──────── DATASET ────────

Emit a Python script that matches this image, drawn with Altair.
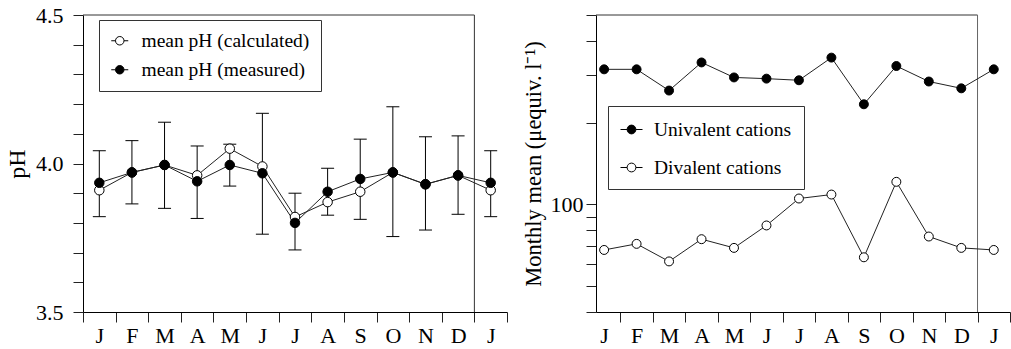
import json
import altair as alt
import pandas as pd

# ---------------- data ----------------
months = ["J", "F", "M", "A", "M", "J", "J", "A", "S", "O", "N", "D", "J"]

ph_calculated = [3.91, 3.97, 3.995, 3.96, 4.05, 3.99, 3.82, 3.87, 3.905, 3.97, 3.93, 3.96, 3.91]
ph_measured = [3.935, 3.97, 3.995, 3.94, 3.995, 3.967, 3.80, 3.905, 3.948, 3.97, 3.93, 3.96, 3.935]
ph_err_high = [4.043, 4.077, 4.139, 4.059, 4.065, 4.169, 3.90, 3.984, 4.082, 4.191, 4.09, 4.093, 4.043]
ph_err_low = [3.821, 3.864, 3.849, 3.815, 3.924, 3.762, 3.709, 3.826, 3.812, 3.754, 3.776, 3.829, 3.821]

univalent = [315, 315, 263, 334, 294, 291, 287, 348, 234, 324, 284, 268, 315]
divalent = [67.8, 71.4, 61.5, 74.3, 69.0, 83.5, 105, 108.6, 63.7, 121, 76, 69.0, 67.8]

ph_ticks = [3.5, 3.6, 3.7, 3.8, 3.9, 4.0, 4.1, 4.2, 4.3, 4.4, 4.5]
ph_tick_labels = ["3.5", "4.0", "4.5"]
cation_ticks = [40, 50, 60, 70, 80, 90, 100, 200, 300, 400, 500]
cation_tick_labels = ["100"]

ph_series = ["mean pH (calculated)", "mean pH (measured)"]
cation_series = ["Univalent cations", "Divalent cations"]

SERIF = "Liberation Serif"
n = len(months)
pos = [i + 0.5 for i in range(n)]

ph_df = pd.DataFrame({
    "pos": pos * 2,
    "value": ph_calculated + ph_measured,
    "series": [ph_series[0]] * n + [ph_series[1]] * n,
})
err_df = pd.DataFrame({"pos": pos, "low": ph_err_low, "high": ph_err_high})
cat_df = pd.DataFrame({
    "pos": pos * 2,
    "value": univalent + divalent,
    "series": [cation_series[0]] * n + [cation_series[1]] * n,
})
one = pd.DataFrame({"k": [0]})

# ---------------- left panel (pH) ----------------
LW, LH = 424, 297
left_x_labels = json.dumps(months + [""])
xl_scale = alt.Scale(domain=[0, 13], nice=False, zero=False)
xl_axis = alt.Axis(values=list(range(14)), labelExpr=f"{left_x_labels}[datum.value]",
                   labelOffset=16.3, title=None, tickSize=10, labelFlush=False,
                   labelOverlap=False, labelPadding=3)
yl_scale = alt.Scale(domain=[3.5, 4.5], nice=False, zero=False)
yl_axis = alt.Axis(values=ph_ticks,
                   labelExpr=f"indexof({json.dumps(ph_tick_labels)}, format(datum.value, '.1f')) >= 0 ? format(datum.value, '.1f') : ''",
                   title="pH", titleFontSize=24, tickSize=10, labelPadding=10, titlePadding=6)


def XL(f):
    return alt.X(f, scale=xl_scale, axis=xl_axis)


def YL(f):
    return alt.Y(f, scale=yl_scale, axis=yl_axis)


left_frame_top = alt.Chart(one).mark_rule(color="#333", strokeWidth=1).encode(
    x=alt.X(datum=0, scale=xl_scale, axis=xl_axis), x2=alt.datum(12),
    y=alt.Y(datum=4.5, scale=yl_scale, axis=yl_axis))
left_frame_right = alt.Chart(one).mark_rule(color="#333", strokeWidth=1).encode(
    x=alt.X(datum=12, scale=xl_scale, axis=xl_axis),
    y=alt.Y(datum=3.5, scale=yl_scale, axis=yl_axis), y2=alt.datum(4.5))

err_rule = alt.Chart(err_df).mark_rule(color="black", strokeWidth=1).encode(
    x=XL("pos:Q"), y=YL("low:Q"), y2="high:Q")
cap_low = alt.Chart(err_df).mark_tick(orient="horizontal", size=13, thickness=1,
                                      color="black", opacity=1).encode(x=XL("pos:Q"), y=YL("low:Q"))
cap_high = alt.Chart(err_df).mark_tick(orient="horizontal", size=13, thickness=1,
                                       color="black", opacity=1).encode(x=XL("pos:Q"), y=YL("high:Q"))
ph_lines = alt.Chart(ph_df).mark_line(color="#222", strokeWidth=1).encode(
    x=XL("pos:Q"), y=YL("value:Q"), detail="series:N")
ph_points = alt.Chart(ph_df).mark_circle(size=90, stroke="black", strokeWidth=1, opacity=1).encode(
    x=XL("pos:Q"), y=YL("value:Q"),
    fill=alt.Fill("series:N", scale=alt.Scale(domain=ph_series, range=["white", "black"]),
                  legend=alt.Legend(title=None, orient="none", legendX=16, legendY=5,
                                    symbolType="M-1,0L-0.5,0M0.5,0L1,0M-0.5,0A0.5,0.5,0,1,1,0.5,0A0.5,0.5,0,1,1,-0.5,0Z",
                                    symbolSize=289, symbolStrokeColor="black", symbolStrokeWidth=1,
                                    labelOffset=12, padding=11, rowPadding=8, labelLimit=400,
                                    strokeColor="#333", fillColor="white")))

left = alt.layer(left_frame_top, left_frame_right, err_rule, cap_low, cap_high,
                 ph_lines, ph_points).properties(width=LW, height=LH)

# ---------------- right panel (cations) ----------------
RW, RH = 414, 297
right_x_labels = json.dumps([""] + months)
xr_scale = alt.Scale(domain=[0.25, 13], nice=False, zero=False)
xr_axis = alt.Axis(values=list(range(1, 14)), labelExpr=f"{right_x_labels}[datum.value]",
                   labelOffset=-16.2, title=None, tickSize=10, labelFlush=False,
                   labelOverlap=False, labelPadding=3)
yr_scale = alt.Scale(type="log", domain=[40, 500], nice=False, zero=False)
yr_axis = alt.Axis(values=cation_ticks,
                   labelExpr=f"indexof({json.dumps(cation_tick_labels)}, format(datum.value, 'd')) >= 0 ? format(datum.value, 'd') : ''",
                   title="Monthly mean (μequiv. l⁻¹)", titleFontSize=22.5, tickSize=10,
                   labelPadding=3, titlePadding=5)


def XR(f):
    return alt.X(f, scale=xr_scale, axis=xr_axis)


def YR(f):
    return alt.Y(f, scale=yr_scale, axis=yr_axis)


right_frame_top = alt.Chart(one).mark_rule(color="#333", strokeWidth=1).encode(
    x=alt.X(datum=0.25, scale=xr_scale, axis=xr_axis), x2=alt.datum(12),
    y=alt.Y(datum=500, scale=yr_scale, axis=yr_axis))
right_frame_right = alt.Chart(one).mark_rule(color="#666", strokeWidth=1).encode(
    x=alt.X(datum=12, scale=xr_scale, axis=xr_axis),
    y=alt.Y(datum=40, scale=yr_scale, axis=yr_axis), y2=alt.datum(500))
cat_lines = alt.Chart(cat_df).mark_line(color="#222", strokeWidth=1).encode(
    x=XR("pos:Q"), y=YR("value:Q"), detail="series:N")
cat_points = alt.Chart(cat_df).mark_circle(size=80, stroke="black", strokeWidth=1, opacity=1).encode(
    x=XR("pos:Q"), y=YR("value:Q"),
    fill=alt.Fill("series:N", scale=alt.Scale(domain=cation_series, range=["black", "white"]),
                  legend=alt.Legend(title=None, orient="none", legendX=12, legendY=91,
                                    symbolType="M-1,0L-0.4,0M0.4,0L1,0M-0.4,0A0.4,0.4,0,1,1,0.4,0A0.4,0.4,0,1,1,-0.4,0Z",
                                    symbolSize=484, symbolStrokeColor="black", symbolStrokeWidth=1,
                                    labelOffset=11, padding=12, rowPadding=17, labelLimit=400,
                                    strokeColor="#333", fillColor="white")))

right = alt.layer(right_frame_top, right_frame_right, cat_lines, cat_points).properties(width=RW, height=RH)

chart = alt.hconcat(left, right, spacing=89, bounds="flush").resolve_scale(
    x="independent", y="independent", fill="independent"
).resolve_legend(fill="independent").properties(
    padding={"left": 5, "top": 4, "right": 0, "bottom": 0}
).configure_view(stroke=None).configure_axis(
    labelFont=SERIF, labelFontSize=22, labelColor="black",
    titleFont=SERIF, titleFontWeight="normal", titleColor="black",
    domainColor="black", tickColor="#222", domainWidth=1, tickWidth=1, grid=False,
).configure_legend(
    labelFont=SERIF, labelFontSize=19.5, labelColor="black",
)

chart.save("out.html", embed_options={"renderer": "svg", "actions": False})
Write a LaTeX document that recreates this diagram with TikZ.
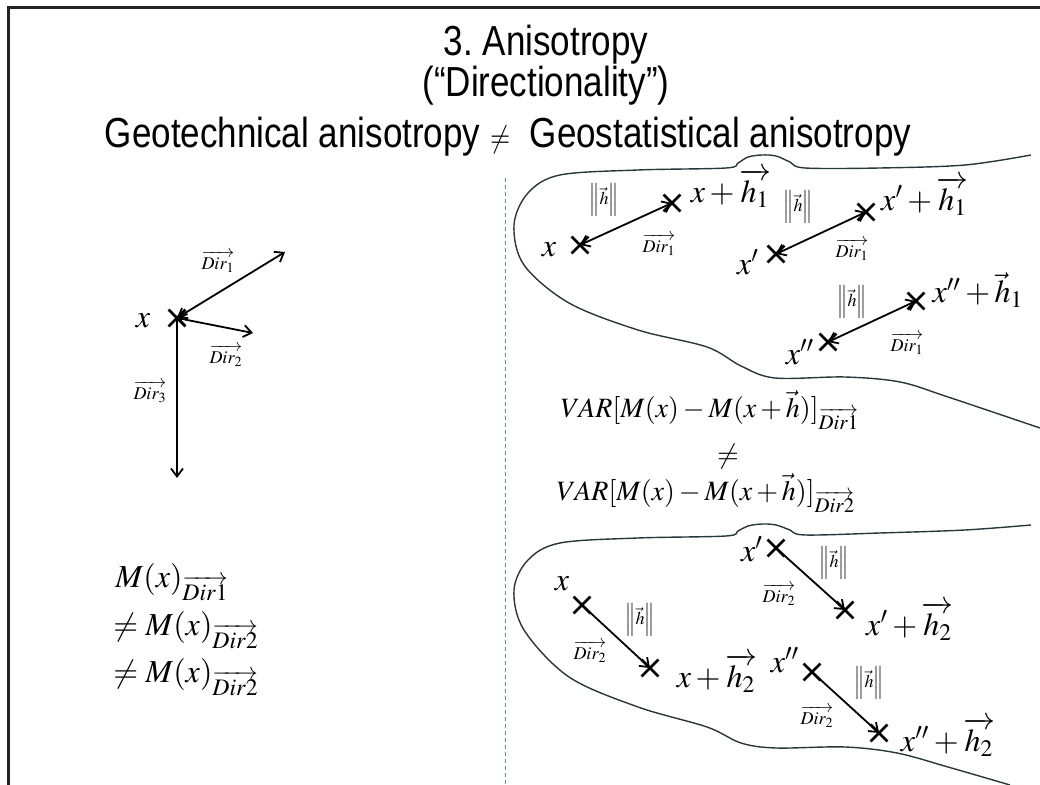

────────

WHAT THIS TASK INVOLVES - Skip the pictures. Restate exactly the lines from the start of the entries through the line containing "3.776, 3.829, 3.821]", both ends included.

IN RESPONSE -
Emit a Python script that matches this image, drawn with Altair.
import json
import altair as alt
import pandas as pd

# ---------------- data ----------------
months = ["J", "F", "M", "A", "M", "J", "J", "A", "S", "O", "N", "D", "J"]

ph_calculated = [3.91, 3.97, 3.995, 3.96, 4.05, 3.99, 3.82, 3.87, 3.905, 3.97, 3.93, 3.96, 3.91]
ph_measured = [3.935, 3.97, 3.995, 3.94, 3.995, 3.967, 3.80, 3.905, 3.948, 3.97, 3.93, 3.96, 3.935]
ph_err_high = [4.043, 4.077, 4.139, 4.059, 4.065, 4.169, 3.90, 3.984, 4.082, 4.191, 4.09, 4.093, 4.043]
ph_err_low = [3.821, 3.864, 3.849, 3.815, 3.924, 3.762, 3.709, 3.826, 3.812, 3.754, 3.776, 3.829, 3.821]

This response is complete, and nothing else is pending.